We're in the middle of a true-crime renaissance. With high-profile series like Amazon Prime Video's "Lorena," Netflix's "Don't F--- With Cats" or HBO's "Leaving Neverland," fans of the genre will always have something to binge-watch. 

Just five years after Netflix released "Making A Murderer" — its first original series in the genre — the streaming company now has more than 50 original true-crime titles on its platform. Seventeen of those were released just last year.

In the podcast world, fans have access to even more — literally hundreds of series. And new ones are debuting every day.

According to the analytics company Podtrack, six of the top 10 new podcasts from 2019 were true-crime titles. And of the top 100 true-crime series on iTunes, more than half debuted in the past three years.

"I think some part of it is that we really like to be scared. There is a sort of thrill factor to it, but also, I think part of it — and this is where I think women in particular are really drawn to true-crime stories — we are more likely to be the survivors or victims of crime."

That's Natasha Del Toro, investigative journalist and host of the new true-crime podcast "Verified." 

The first season of the new series debuted in February and tells the story of a group of women from around the world bringing a sexual predator to justice. For some of the women involved in the story, true crime isn't just entertainment — it's a resource for survival. 

"These stories become like cautionary tales or almost like a public service announcement. And I know, actually, funnily enough, one of the women in our story, and I don't want to give too much away. So, no spoiler alerts here, but one of the women in our story who was in situation with a sexual predator of our story, she said she knew what to do, in terms of preserving evidence, because of watching true-crime stories."

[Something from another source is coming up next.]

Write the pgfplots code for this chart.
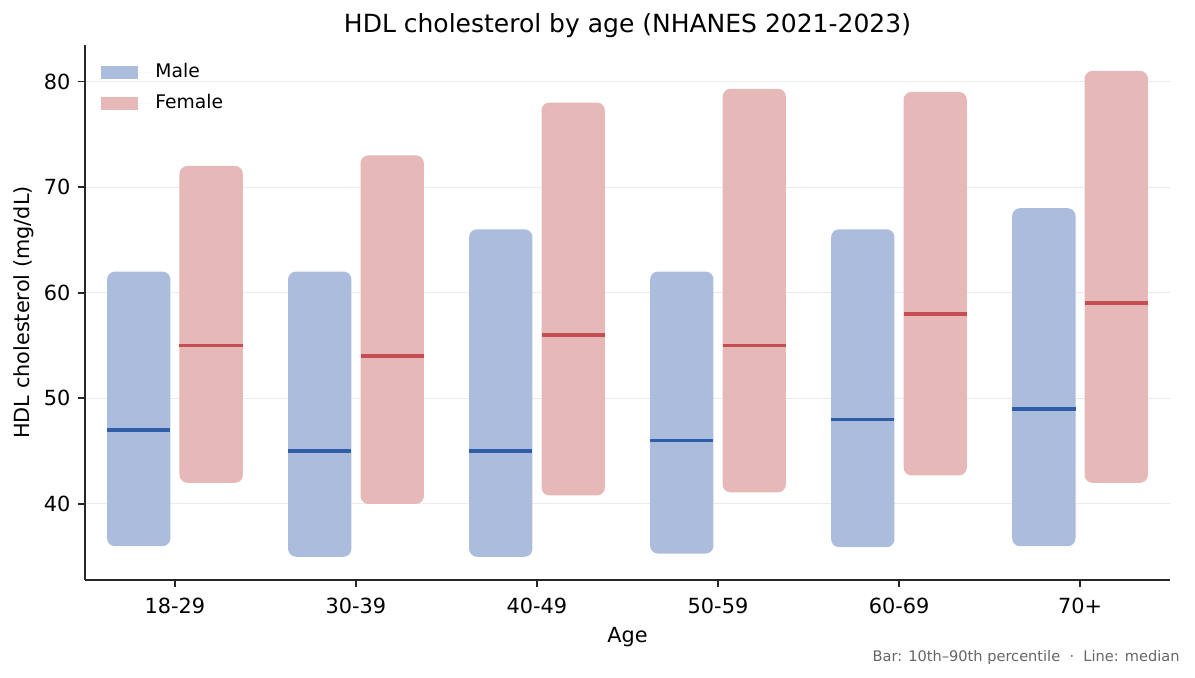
\documentclass[border=0pt]{standalone}
\usepackage{fontspec}
\setmainfont{DejaVu Sans}
\usepackage{pgfplots}
\usepackage{pgfplotstable}
\pgfplotsset{compat=1.18}

\definecolor{malefill}{HTML}{ABBCDD}
\definecolor{femalefill}{HTML}{E6B8B8}
\definecolor{maleline}{HTML}{2E5DA9}
\definecolor{femaleline}{HTML}{C44E52}
\definecolor{gridgray}{HTML}{EBEBEB}
\definecolor{spine}{HTML}{262626}
\definecolor{notegray}{HTML}{666666}

% HDL cholesterol (mg/dL): 10th percentile, median, 90th percentile per age group
\pgfplotstableread{
grp lo   med  hi
0   36.0 47.0 62.0
1   35.0 45.0 62.0
2   35.0 45.0 66.0
3   35.3 46.0 62.0
4   35.9 48.0 66.0
5   36.0 49.0 68.0
}\maletab
\pgfplotstableread{
grp lo   med  hi
0   42.0 55.0 72.0
1   40.0 54.0 73.0
2   40.8 56.0 78.0
3   41.1 55.0 79.3
4   42.7 58.0 79.0
5   42.0 59.0 81.0
}\femaletab

% one rounded range bar (lo..hi) with its median line, bar width 0.35
% #1 table, #2 row, #3 x position, #4 fill colour, #5 median colour
\newcommand\rangebar[5]{%
  \pgfplotstablegetelem{#2}{lo}\of#1\let\rblo\pgfplotsretval
  \pgfplotstablegetelem{#2}{med}\of#1\let\rbmed\pgfplotsretval
  \pgfplotstablegetelem{#2}{hi}\of#1\let\rbhi\pgfplotsretval
  \pgfmathsetmacro\rbxl{#3-0.175}%
  \pgfmathsetmacro\rbxr{#3+0.175}%
  \edef\rbcmd{%
    \noexpand\addplot[fill=#4, draw=none, rounded corners=3.8pt]
      coordinates {(#3,\rblo) (\rbxr,\rblo) (\rbxr,\rbhi) (\rbxl,\rbhi)
                   (\rbxl,\rblo) (#3,\rblo)};
    \noexpand\addplot[draw=#5, line width=1.8pt]
      coordinates {(\rbxl,\rbmed) (\rbxr,\rbmed)};}%
  \rbcmd
}

\begin{document}
\begin{tikzpicture}
\begin{axis}[
  at={(0,0)}, anchor=south west,
  scale only axis, width=520.8pt, height=256.8pt,
  xmin=-0.497, xmax=5.497, ymin=32.8, ymax=83.45,
  axis lines*=left,
  axis line style={spine, line width=0.8pt},
  tick style={spine, line width=0.8pt},
  tick align=outside, major tick length=3.5pt,
  xtick={0,1,2,3,4,5},
  xticklabels={18-29,30-39,40-49,50-59,60-69,70+},
  xticklabel style={yshift=-1.5pt},
  ytick={40,50,60,70,80},
  ymajorgrids, major grid style={gridgray, line width=0.5pt},
  tick label style={font=\fontsize{10}{12}\selectfont},
  /pgf/number format/assume math mode=true,
  legend style={at={(rel axis cs:0,1)}, anchor=north west,
    draw=none, fill=none, font=\fontsize{9}{11}\selectfont,
    xshift=4.4pt, yshift=-4.8pt, row sep=2.5pt},
  legend cell align=left,
  legend image code/.code={%
    \fill[#1] (0pt,-3.1pt) rectangle (18pt,3.1pt);
    \path (0pt,0pt) -- (24.2pt,0pt);},
]
\addlegendimage{fill=malefill, draw=none}
\addlegendentry{Male}
\addlegendimage{fill=femalefill, draw=none}
\addlegendentry{Female}

\rangebar{\maletab}{0}{-0.2}{malefill}{maleline}
\rangebar{\maletab}{1}{0.8}{malefill}{maleline}
\rangebar{\maletab}{2}{1.8}{malefill}{maleline}
\rangebar{\maletab}{3}{2.8}{malefill}{maleline}
\rangebar{\maletab}{4}{3.8}{malefill}{maleline}
\rangebar{\maletab}{5}{4.8}{malefill}{maleline}

\rangebar{\femaletab}{0}{0.2}{femalefill}{femaleline}
\rangebar{\femaletab}{1}{1.2}{femalefill}{femaleline}
\rangebar{\femaletab}{2}{2.2}{femalefill}{femaleline}
\rangebar{\femaletab}{3}{3.2}{femalefill}{femaleline}
\rangebar{\femaletab}{4}{4.2}{femalefill}{femaleline}
\rangebar{\femaletab}{5}{5.2}{femalefill}{femaleline}
\end{axis}

\node[anchor=base, font=\fontsize{12}{14}\selectfont] at (260.4pt,262.6pt)
  {HDL cholesterol by age (NHANES 2021-2023)};
\node[anchor=base, font=\fontsize{10}{12}\selectfont] at (260.4pt,-29.8pt) {Age};
\node[anchor=base, rotate=90, font=\fontsize{10}{12}\selectfont] at (-26.5pt,128.4pt)
  {HDL cholesterol (mg/dL)};
\node[anchor=base east, inner sep=0pt, text=notegray, font=\fontsize{7}{8}\selectfont]
  at (525.6pt,-38.9pt) {Bar: 10th–90th percentile \ · \ Line: median};

\pgfresetboundingbox
\path (-40.8pt,-47.04pt) rectangle (532.8pt,278.4pt);
\end{tikzpicture}
\end{document}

Even before the recent true-crime boom, experts have noted women's draw to stories about murder and violence — especially if the victim or survivor is female. 

The hosts of the podcast "Wine and Crime" said in 2018 that 85% of their audience is female. And for the past two yearswomen reportedly comprised around 80% of "CrimeCon" attendance.

Some critics consider the popularity of the genre a "double-edged sword," because while the stories can raise awareness about safety, an overconsumption of true crime could also normalize the oftentimes gruesome and violent crimes themselves. 

This is especially true when you consider how often true-crime stories center their narratives around the criminals — portraying women primarily as victims.

Del Toro says "Verified" subverts that trope. 

"We weren't just doing a profile of a criminal mind, which can obviously be very interesting. But that's not — that wasn't our main goal here. Our main goal was to give a platform for these women to tell their stories, to amplify their voices, because what they did is truly incredible."

The podcast "Verified" is produced by Stitcher and the Scripps Washington Bureau. Both Stitcher and Newsy are owned by E.W. Scripps.